İşte İslam’ın ilk devirlerinde, Müslümanlar, bu motivasyon ve yönlendirme ile çeşitli ilimlerin temellerini attılar, bir medeniyetin zihniyetini vahyin kılavuzluğunda inşa etmeye çalıştılar, diğer yandan da farklı kültür ve geleneklerle karşılaşmaktan çekinmediler. İslam, dışa açık bir kentte doğmuştu, Müslümanlar da asla kapalı bir toplum olmadılar; dünyanın farklı ilim ve fikir mirasına karşı “açık” oldular. Farklı kültürlerden de gelse İslam’ın temellerine aykırı olmadıkça yeni ilim, hikmet ve fikirleri almaktan çekinmediler.
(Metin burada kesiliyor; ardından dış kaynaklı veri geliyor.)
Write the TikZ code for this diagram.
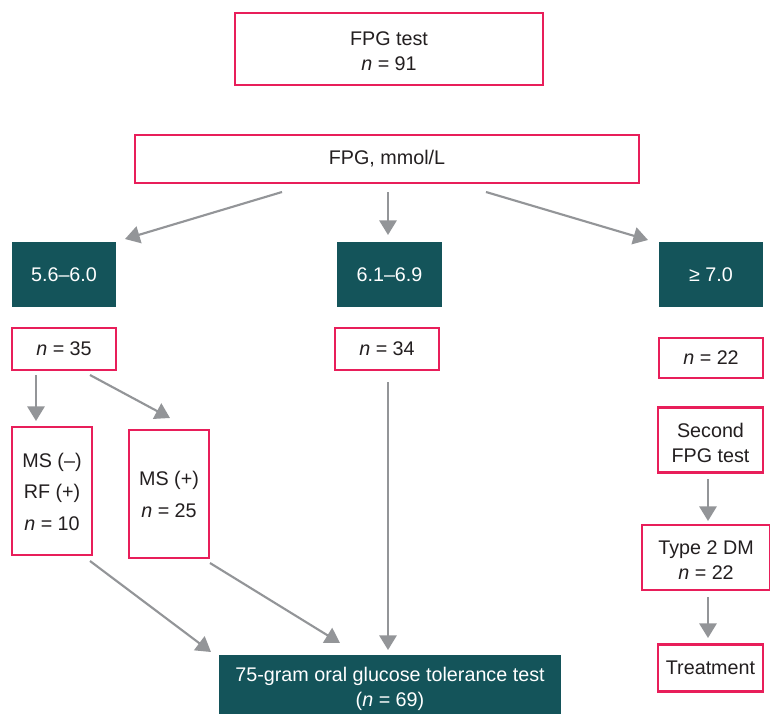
\documentclass[tikz,border=0pt]{standalone}
\usepackage{fontspec}
\setmainfont{Liberation Sans}
\usetikzlibrary{arrows.meta}
\definecolor{pinkc}{RGB}{232,30,90}
\definecolor{tealc}{RGB}{20,84,90}
\definecolor{grayc}{RGB}{147,149,152}
\definecolor{txtc}{RGB}{35,31,32}
\begin{document}
\begin{tikzpicture}[x=0.75pt,y=-0.75pt,
  every node/.style={font=\fontsize{14.8}{18.75}\selectfont, align=center, inner sep=0pt, text=txtc},
  pbox/.style={draw=pinkc, line width=1.7pt, fill=white},
  tbox/.style={fill=tealc, text=white},
  wtext/.style={text=white},
  garrow/.style={draw=grayc, line width=1.6pt, -{Triangle[length=11pt,width=13pt]}}]
\useasboundingbox (0,0) rectangle (770,713);
% boxes
\node[pbox, minimum width=231pt, minimum height=54pt] (fpgtest) at (389,49) {};
\node (fpgtestT) at ([yshift=-2pt]fpgtest.center) {FPG test\\\textit{n} = 91};
\node[pbox, minimum width=378pt, minimum height=36pt] (fpgmm) at (387,159) {FPG, mmol/L};
\node[tbox, minimum width=78pt, minimum height=48.75pt] (d1) at (64,274.5) {5.6–6.0};
\node[tbox, minimum width=78.75pt, minimum height=48.75pt] (d2) at (389.5,274.5) {6.1–6.9};
\node[tbox, minimum width=78pt, minimum height=48.75pt] (d3) at (711,274.5) {≥ 7.0};
\node[pbox, minimum width=78pt, minimum height=31.5pt] (n35) at (64,349) {\textit{n} = 35};
\node[pbox, minimum width=78pt, minimum height=31.5pt] (n34) at (387,349) {\textit{n} = 34};
\node[pbox, minimum width=78pt, minimum height=30pt] (n22) at (711,358) {\textit{n} = 22};
\node[pbox, minimum width=78.75pt, minimum height=48.75pt] (sec) at (710.5,440) {};
\node (secT) at ([yshift=-2pt]sec.center) {Second\\FPG test};
\node[pbox, minimum width=96pt, minimum height=48.75pt] (t2) at (706,557.5) {};
\node (t2T) at ([yshift=-1.8pt]t2.center) {Type 2 DM\\\textit{n} = 22};
\node[pbox, minimum width=78.75pt, minimum height=35.25pt] (treat) at (710.5,668) {Treatment};
\node[pbox, minimum width=60pt, minimum height=96pt] (ms1) at (52,491) {};
\node (ms1T) at ([yshift=-0.5pt]ms1.center) {MS (–)\\[5pt]RF (+)\\[5pt]\textit{n} = 10};
\node[pbox, minimum width=60pt, minimum height=96pt] (ms2) at (169,494) {};
\node (ms2T) at ([yshift=-0.5pt]ms2.center) {MS (+)\\[5pt]\textit{n} = 25};
\node[tbox, minimum width=256.5pt, minimum height=46.5pt] (ogtt) at (390,686) {};
\node[wtext] (ogttT) at ([yshift=-2.5pt]ogtt.center) {75-gram oral glucose tolerance test\\(\textit{n} = 69)};
% arrow end points
\coordinate (a1s) at (282,192); \coordinate (a1e) at (125,239);
\coordinate (a2s) at (388,192); \coordinate (a2e) at (388,235);
\coordinate (a3s) at (486,192); \coordinate (a3e) at (648,240);
\coordinate (b1s) at (36,375);  \coordinate (b1e) at (36,421);
\coordinate (b2s) at (90,375);  \coordinate (b2e) at (170,418);
\coordinate (c1s) at (388,382); \coordinate (c1e) at (388,650);
\coordinate (c2s) at (90,561);  \coordinate (c2e) at (211,652);
\coordinate (c3s) at (210,563); \coordinate (c3e) at (340,643);
\coordinate (e1s) at (708,479); \coordinate (e1e) at (708,521);
\coordinate (e2s) at (708,597); \coordinate (e2e) at (708,638);
% arrows
\draw[garrow] (a1s) -- (a1e);
\draw[garrow] (a2s) -- (a2e);
\draw[garrow] (a3s) -- (a3e);
\draw[garrow] (b1s) -- (b1e);
\draw[garrow] (b2s) -- (b2e);
\draw[garrow] (c1s) -- (c1e);
\draw[garrow] (c2s) -- (c2e);
\draw[garrow] (c3s) -- (c3e);
\draw[garrow] (e1s) -- (e1e);
\draw[garrow] (e2s) -- (e2e);
\end{tikzpicture}
\end{document}
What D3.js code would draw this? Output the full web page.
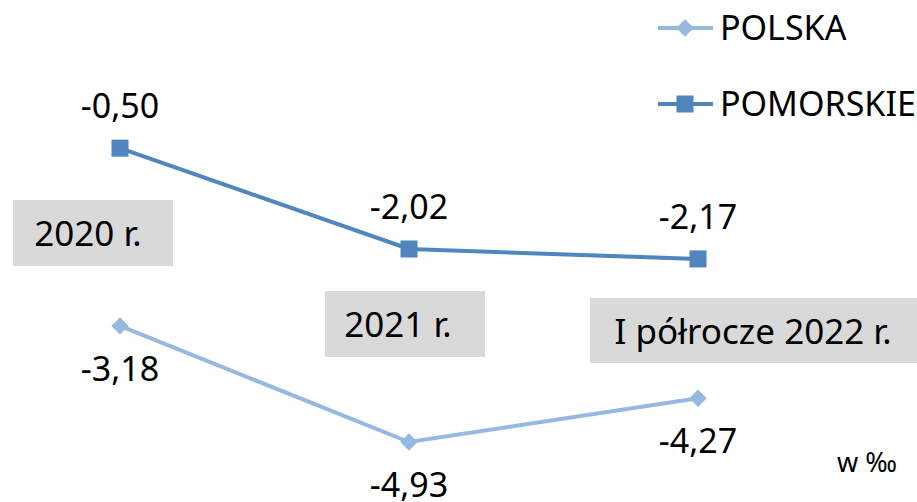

Bunu yaparken, eskiyi taklitin ya da ekzotik olanı taklitin dar kalıplarına sıkışmadılar. Taklit yerine tahkiki, temel yaptılar. Örneğin, kelam âlimleri, ilk çağ yunan felsefesinden yararlandılar. Ama ilk çağ yunan mitolojisine ve çarpık inançlarına iltifat etmediler. Öyle ki bunlara değinmediler bile… Eski İran’ın kültüründeki dualist inançlara, eski Hint dinlerindeki panenteist inançlara da yer vermediler. Tüm özgünlüğüyle İslam ilimleri böyle doğdu. Kelam, tahkiki kendine konu ve gaye yapmakla öncülük görevi gördü. Başından itibaren kelam ilmi, İslam inanç esaslarını, delilleri ile konu etti, delilleri tartıştı, delillerle tartıştı ve delillendirmeler yaptı. Aklî delillere de başvurdu naklî delillere de başvurdu, bazen de bu ikisini birleştirdi.
İslam’ın üstünlüğünü ve güzelliğini, ilmen ve fikren temellendirdi. İlim, fikir, ideal ve hareket alanındaki üstünlüğünü teyit etti.
Ancak, Müslümanlarda zamanla bir rehavet oluştu. Bu en çok da tahkik ilminin, amacına aykırı biçimde, taklite dönüşmesiyle tebarüz etti.